→ DATA RECORDS:
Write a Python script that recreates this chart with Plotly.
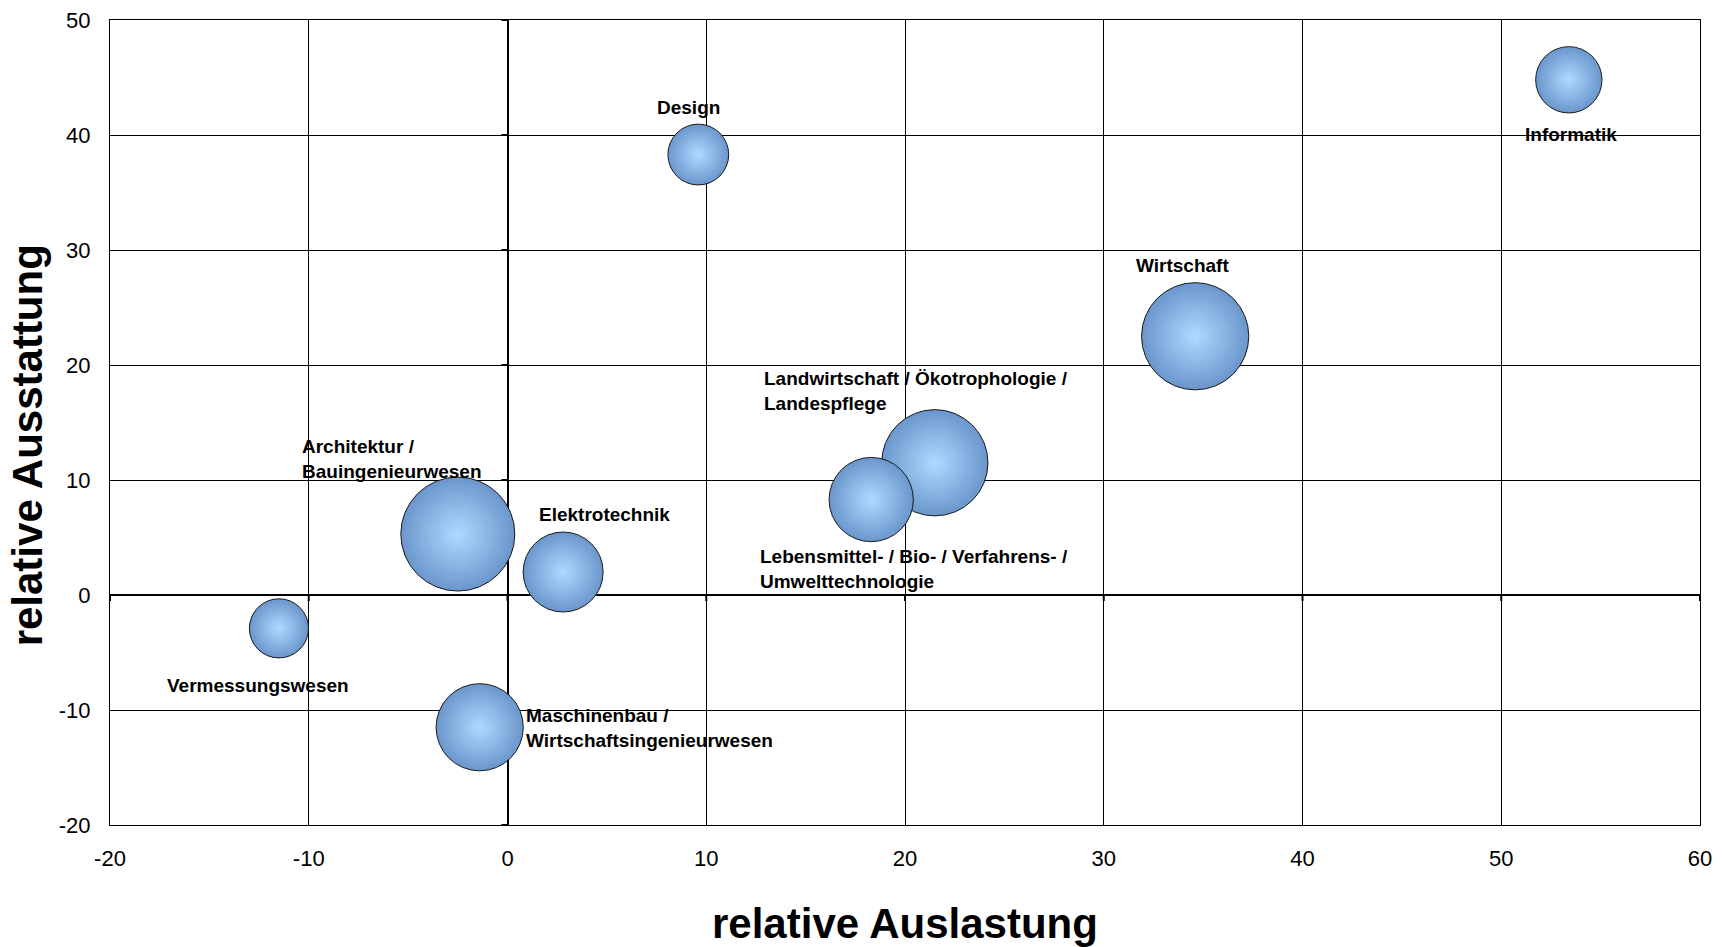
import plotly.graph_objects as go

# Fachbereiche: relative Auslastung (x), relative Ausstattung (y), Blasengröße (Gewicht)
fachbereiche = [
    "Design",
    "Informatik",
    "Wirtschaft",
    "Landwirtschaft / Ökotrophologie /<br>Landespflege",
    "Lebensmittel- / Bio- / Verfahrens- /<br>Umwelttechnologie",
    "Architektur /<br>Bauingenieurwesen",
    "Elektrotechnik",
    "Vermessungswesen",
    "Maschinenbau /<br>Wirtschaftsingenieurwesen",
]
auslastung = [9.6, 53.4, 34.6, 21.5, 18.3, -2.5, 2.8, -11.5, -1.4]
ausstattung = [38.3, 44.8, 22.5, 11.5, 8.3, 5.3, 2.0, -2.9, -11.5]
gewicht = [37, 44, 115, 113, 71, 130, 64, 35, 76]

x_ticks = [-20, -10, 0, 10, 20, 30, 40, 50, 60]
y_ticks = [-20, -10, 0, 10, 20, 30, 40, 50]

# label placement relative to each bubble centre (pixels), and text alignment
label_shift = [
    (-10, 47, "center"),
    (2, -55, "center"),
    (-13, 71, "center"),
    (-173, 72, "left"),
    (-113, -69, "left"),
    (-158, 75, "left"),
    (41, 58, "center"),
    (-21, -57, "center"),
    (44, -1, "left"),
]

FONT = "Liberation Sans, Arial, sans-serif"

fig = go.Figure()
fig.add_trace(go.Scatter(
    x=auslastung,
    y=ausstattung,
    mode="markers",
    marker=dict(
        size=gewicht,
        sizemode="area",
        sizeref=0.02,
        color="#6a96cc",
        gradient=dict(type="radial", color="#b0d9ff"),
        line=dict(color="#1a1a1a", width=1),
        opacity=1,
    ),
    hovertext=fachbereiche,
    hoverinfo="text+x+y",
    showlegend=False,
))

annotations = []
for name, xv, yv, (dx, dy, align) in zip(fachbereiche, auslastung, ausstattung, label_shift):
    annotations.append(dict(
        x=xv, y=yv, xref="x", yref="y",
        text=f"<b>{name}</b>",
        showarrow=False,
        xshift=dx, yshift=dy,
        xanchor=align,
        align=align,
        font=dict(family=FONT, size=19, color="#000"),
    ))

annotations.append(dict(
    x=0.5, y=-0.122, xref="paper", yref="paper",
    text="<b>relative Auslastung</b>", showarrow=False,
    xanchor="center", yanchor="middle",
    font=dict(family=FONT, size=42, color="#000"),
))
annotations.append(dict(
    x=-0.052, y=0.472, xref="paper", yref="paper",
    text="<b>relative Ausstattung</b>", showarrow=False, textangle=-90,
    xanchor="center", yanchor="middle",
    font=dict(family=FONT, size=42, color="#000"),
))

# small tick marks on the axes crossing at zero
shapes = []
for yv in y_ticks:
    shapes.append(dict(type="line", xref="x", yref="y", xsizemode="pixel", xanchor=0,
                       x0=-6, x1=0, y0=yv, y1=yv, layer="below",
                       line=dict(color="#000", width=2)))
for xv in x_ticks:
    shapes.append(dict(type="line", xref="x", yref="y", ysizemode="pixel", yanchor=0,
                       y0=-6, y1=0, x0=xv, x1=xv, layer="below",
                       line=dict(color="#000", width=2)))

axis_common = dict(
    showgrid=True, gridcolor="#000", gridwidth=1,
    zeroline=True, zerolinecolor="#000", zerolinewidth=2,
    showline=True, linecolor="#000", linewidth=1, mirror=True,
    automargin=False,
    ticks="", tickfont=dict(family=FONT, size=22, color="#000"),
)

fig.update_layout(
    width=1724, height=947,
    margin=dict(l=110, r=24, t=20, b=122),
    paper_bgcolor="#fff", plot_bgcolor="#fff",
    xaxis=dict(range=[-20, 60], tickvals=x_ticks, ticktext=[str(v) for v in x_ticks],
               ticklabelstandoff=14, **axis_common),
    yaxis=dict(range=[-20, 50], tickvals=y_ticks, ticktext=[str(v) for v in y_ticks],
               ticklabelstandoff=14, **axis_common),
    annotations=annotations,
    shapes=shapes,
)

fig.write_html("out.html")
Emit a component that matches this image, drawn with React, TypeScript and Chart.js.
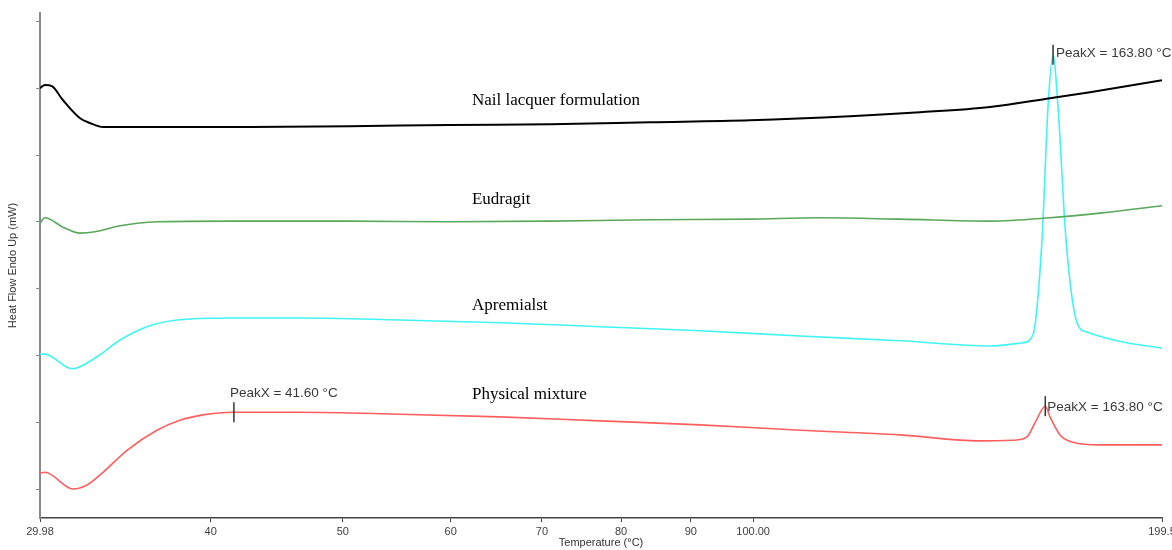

→ WHAT IS EXPECTED:
Transcribe the records above verbatim. Do not carry over any picture.

→ RESPONSE:
Write a Python script that recreates this chart with Plotly.
import plotly.graph_objects as go

# Fachbereiche: relative Auslastung (x), relative Ausstattung (y), Blasengröße (Gewicht)
fachbereiche = [
    "Design",
    "Informatik",
    "Wirtschaft",
    "Landwirtschaft / Ökotrophologie /<br>Landespflege",
    "Lebensmittel- / Bio- / Verfahrens- /<br>Umwelttechnologie",
    "Architektur /<br>Bauingenieurwesen",
    "Elektrotechnik",
    "Vermessungswesen",
    "Maschinenbau /<br>Wirtschaftsingenieurwesen",
]
auslastung = [9.6, 53.4, 34.6, 21.5, 18.3, -2.5, 2.8, -11.5, -1.4]
ausstattung = [38.3, 44.8, 22.5, 11.5, 8.3, 5.3, 2.0, -2.9, -11.5]
gewicht = [37, 44, 115, 113, 71, 130, 64, 35, 76]

x_ticks = [-20, -10, 0, 10, 20, 30, 40, 50, 60]
y_ticks = [-20, -10, 0, 10, 20, 30, 40, 50]

# label placement relative to each bubble centre (pixels), and text alignment
label_shift = [
    (-10, 47, "center"),
    (2, -55, "center"),
    (-13, 71, "center"),
    (-173, 72, "left"),
    (-113, -69, "left"),
    (-158, 75, "left"),
    (41, 58, "center"),
    (-21, -57, "center"),
    (44, -1, "left"),
]

FONT = "Liberation Sans, Arial, sans-serif"

fig = go.Figure()
fig.add_trace(go.Scatter(
    x=auslastung,
    y=ausstattung,
    mode="markers",
    marker=dict(
        size=gewicht,
        sizemode="area",
        sizeref=0.02,
        color="#6a96cc",
        gradient=dict(type="radial", color="#b0d9ff"),
        line=dict(color="#1a1a1a", width=1),
        opacity=1,
    ),
    hovertext=fachbereiche,
    hoverinfo="text+x+y",
    showlegend=False,
))

annotations = []
for name, xv, yv, (dx, dy, align) in zip(fachbereiche, auslastung, ausstattung, label_shift):
    annotations.append(dict(
        x=xv, y=yv, xref="x", yref="y",
        text=f"<b>{name}</b>",
        showarrow=False,
        xshift=dx, yshift=dy,
        xanchor=align,
        align=align,
        font=dict(family=FONT, size=19, color="#000"),
    ))

annotations.append(dict(
    x=0.5, y=-0.122, xref="paper", yref="paper",
    text="<b>relative Auslastung</b>", showarrow=False,
    xanchor="center", yanchor="middle",
    font=dict(family=FONT, size=42, color="#000"),
))
annotations.append(dict(
    x=-0.052, y=0.472, xref="paper", yref="paper",
    text="<b>relative Ausstattung</b>", showarrow=False, textangle=-90,
    xanchor="center", yanchor="middle",
    font=dict(family=FONT, size=42, color="#000"),
))

# small tick marks on the axes crossing at zero
shapes = []
for yv in y_ticks:
    shapes.append(dict(type="line", xref="x", yref="y", xsizemode="pixel", xanchor=0,
                       x0=-6, x1=0, y0=yv, y1=yv, layer="below",
                       line=dict(color="#000", width=2)))
for xv in x_ticks:
    shapes.append(dict(type="line", xref="x", yref="y", ysizemode="pixel", yanchor=0,
                       y0=-6, y1=0, x0=xv, x1=xv, layer="below",
                       line=dict(color="#000", width=2)))

axis_common = dict(
    showgrid=True, gridcolor="#000", gridwidth=1,
    zeroline=True, zerolinecolor="#000", zerolinewidth=2,
    showline=True, linecolor="#000", linewidth=1, mirror=True,
    automargin=False,
    ticks="", tickfont=dict(family=FONT, size=22, color="#000"),
)

fig.update_layout(
    width=1724, height=947,
    margin=dict(l=110, r=24, t=20, b=122),
    paper_bgcolor="#fff", plot_bgcolor="#fff",
    xaxis=dict(range=[-20, 60], tickvals=x_ticks, ticktext=[str(v) for v in x_ticks],
               ticklabelstandoff=14, **axis_common),
    yaxis=dict(range=[-20, 50], tickvals=y_ticks, ticktext=[str(v) for v in y_ticks],
               ticklabelstandoff=14, **axis_common),
    annotations=annotations,
    shapes=shapes,
)

fig.write_html("out.html")
Emit a component that matches this image, drawn with React, TypeScript and Chart.js.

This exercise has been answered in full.